Work to complete - Restate the data below word for word. Skip any images it contains.

** start Dataset content **

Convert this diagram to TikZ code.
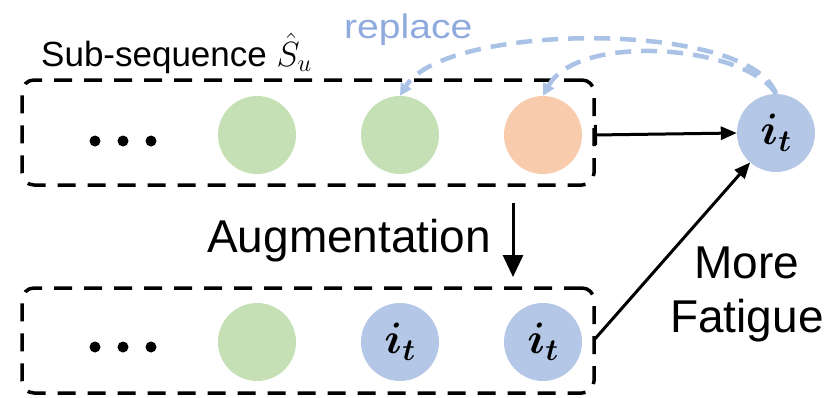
\RequirePackage{fix-cm}
\documentclass[tikz,border=0pt]{standalone}
\usepackage{amsmath}
\usepackage{bm}
\usepackage{fontspec}
\setmainfont{Liberation Sans}
\usetikzlibrary{arrows.meta}
\definecolor{cgreen}{HTML}{C5E0B4}
\definecolor{corange}{HTML}{F8CBAD}
\definecolor{cblue}{HTML}{B4C7E7}
\definecolor{ctext}{HTML}{8FAADC}
\definecolor{cdash}{HTML}{A9C2E6}
\begin{document}
\begin{tikzpicture}[x=1pt,y=-1pt,
  seqbox/.style={draw=black,line width=3.5pt,dash pattern=on 18pt off 12pt,rounded corners=12pt},
  ball/.style={circle,minimum size=78pt,inner sep=0pt},
  gball/.style={ball,fill=cgreen},
  oball/.style={ball,fill=corange},
  bball/.style={ball,fill=cblue,font=\fontsize{44}{48}\selectfont},
  dot/.style={circle,fill=black,minimum size=11pt,inner sep=0pt},
  blackarrow/.style={line width=3pt,-{Triangle[length=16pt,width=13pt]}},
  bluearrow/.style={draw=cdash,line width=4.5pt,dash pattern=on 16pt off 10pt,-{Triangle[length=12pt,width=12pt]}},
  bigtext/.style={font=\fontsize{46}{50}\selectfont,inner sep=0pt},
]
\useasboundingbox (0,0) rectangle (828,397);
% boxes
\node[seqbox,minimum width=572pt,minimum height=105pt,inner sep=0pt] (top) at (308,132.5) {};
\node[seqbox,minimum width=572pt,minimum height=105pt,inner sep=0pt] (bot) at (308,340.5) {};
% top row
\node[dot] (d1) at (95,141) {};
\node[dot] (d2) at (123,141) {};
\node[dot] (d3) at (151,141) {};
\node[gball] (c1) at (257,135) {};
\node[gball] (c2) at (400,135) {};
\node[oball] (c3) at (543,135) {};
% bottom row
\node[dot] (e1) at (95,347) {};
\node[dot] (e2) at (123,347) {};
\node[dot] (e3) at (151,347) {};
\node[gball] (b1) at (257,342) {};
\node[bball] (b2) at (400,342) {$\boldsymbol{i_t}$};
\node[bball] (b3) at (543,342) {$\boldsymbol{i_t}$};
% target item
\node[bball] (it) at (776,133) {$\boldsymbol{i_t}$};
% labels
\node[font=\fontsize{35}{40}\selectfont,anchor=base west,inner sep=0pt] (sub) at (41,66) {Sub-sequence $\hat{S}_u$};
\node[font=\fontsize{34}{38}\selectfont,text=ctext,anchor=base west,inner sep=0pt] (rep) at (344,38) {\scalebox{1.15}[1]{replace}};
\node[bigtext,anchor=base west] (aug) at (207,252) {Augmentation};
\node[bigtext,anchor=base] (more) at (747,278) {More};
\node[bigtext,anchor=base] (fat) at (747,332) {Fatigue};
% arrows
\coordinate (ta) at (594,135);
\coordinate (ba) at (594,340);
\coordinate (as) at (513,203);
\coordinate (ae) at (513,277);
\draw[line width=3pt,{Bar[width=20pt,line width=3pt]}-{Triangle[length=16pt,width=13pt]}] (ta) -- (it.west);
\draw[blackarrow] (ba) -- (it);
\draw[line width=3pt,-{Triangle[length=22pt,width=20pt]}] (as) -- (ae);
\draw[bluearrow] (it.north) .. controls (750,20) and (445,22) .. (c2.north);
\draw[bluearrow] (it.north) .. controls (745,45) and (578,32) .. (c3.north);
\end{tikzpicture}
\end{document}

** end Dataset content **

Solution to this task -
Convert this diagram to TikZ code.
\RequirePackage{fix-cm}
\documentclass[tikz,border=0pt]{standalone}
\usepackage{amsmath}
\usepackage{bm}
\usepackage{fontspec}
\setmainfont{Liberation Sans}
\usetikzlibrary{arrows.meta}
\definecolor{cgreen}{HTML}{C5E0B4}
\definecolor{corange}{HTML}{F8CBAD}
\definecolor{cblue}{HTML}{B4C7E7}
\definecolor{ctext}{HTML}{8FAADC}
\definecolor{cdash}{HTML}{A9C2E6}
\begin{document}
\begin{tikzpicture}[x=1pt,y=-1pt,
  seqbox/.style={draw=black,line width=3.5pt,dash pattern=on 18pt off 12pt,rounded corners=12pt},
  ball/.style={circle,minimum size=78pt,inner sep=0pt},
  gball/.style={ball,fill=cgreen},
  oball/.style={ball,fill=corange},
  bball/.style={ball,fill=cblue,font=\fontsize{44}{48}\selectfont},
  dot/.style={circle,fill=black,minimum size=11pt,inner sep=0pt},
  blackarrow/.style={line width=3pt,-{Triangle[length=16pt,width=13pt]}},
  bluearrow/.style={draw=cdash,line width=4.5pt,dash pattern=on 16pt off 10pt,-{Triangle[length=12pt,width=12pt]}},
  bigtext/.style={font=\fontsize{46}{50}\selectfont,inner sep=0pt},
]
\useasboundingbox (0,0) rectangle (828,397);
% boxes
\node[seqbox,minimum width=572pt,minimum height=105pt,inner sep=0pt] (top) at (308,132.5) {};
\node[seqbox,minimum width=572pt,minimum height=105pt,inner sep=0pt] (bot) at (308,340.5) {};
% top row
\node[dot] (d1) at (95,141) {};
\node[dot] (d2) at (123,141) {};
\node[dot] (d3) at (151,141) {};
\node[gball] (c1) at (257,135) {};
\node[gball] (c2) at (400,135) {};
\node[oball] (c3) at (543,135) {};
% bottom row
\node[dot] (e1) at (95,347) {};
\node[dot] (e2) at (123,347) {};
\node[dot] (e3) at (151,347) {};
\node[gball] (b1) at (257,342) {};
\node[bball] (b2) at (400,342) {$\boldsymbol{i_t}$};
\node[bball] (b3) at (543,342) {$\boldsymbol{i_t}$};
% target item
\node[bball] (it) at (776,133) {$\boldsymbol{i_t}$};
% labels
\node[font=\fontsize{35}{40}\selectfont,anchor=base west,inner sep=0pt] (sub) at (41,66) {Sub-sequence $\hat{S}_u$};
\node[font=\fontsize{34}{38}\selectfont,text=ctext,anchor=base west,inner sep=0pt] (rep) at (344,38) {\scalebox{1.15}[1]{replace}};
\node[bigtext,anchor=base west] (aug) at (207,252) {Augmentation};
\node[bigtext,anchor=base] (more) at (747,278) {More};
\node[bigtext,anchor=base] (fat) at (747,332) {Fatigue};
% arrows
\coordinate (ta) at (594,135);
\coordinate (ba) at (594,340);
\coordinate (as) at (513,203);
\coordinate (ae) at (513,277);
\draw[line width=3pt,{Bar[width=20pt,line width=3pt]}-{Triangle[length=16pt,width=13pt]}] (ta) -- (it.west);
\draw[blackarrow] (ba) -- (it);
\draw[line width=3pt,-{Triangle[length=22pt,width=20pt]}] (as) -- (ae);
\draw[bluearrow] (it.north) .. controls (750,20) and (445,22) .. (c2.north);
\draw[bluearrow] (it.north) .. controls (745,45) and (578,32) .. (c3.north);
\end{tikzpicture}
\end{document}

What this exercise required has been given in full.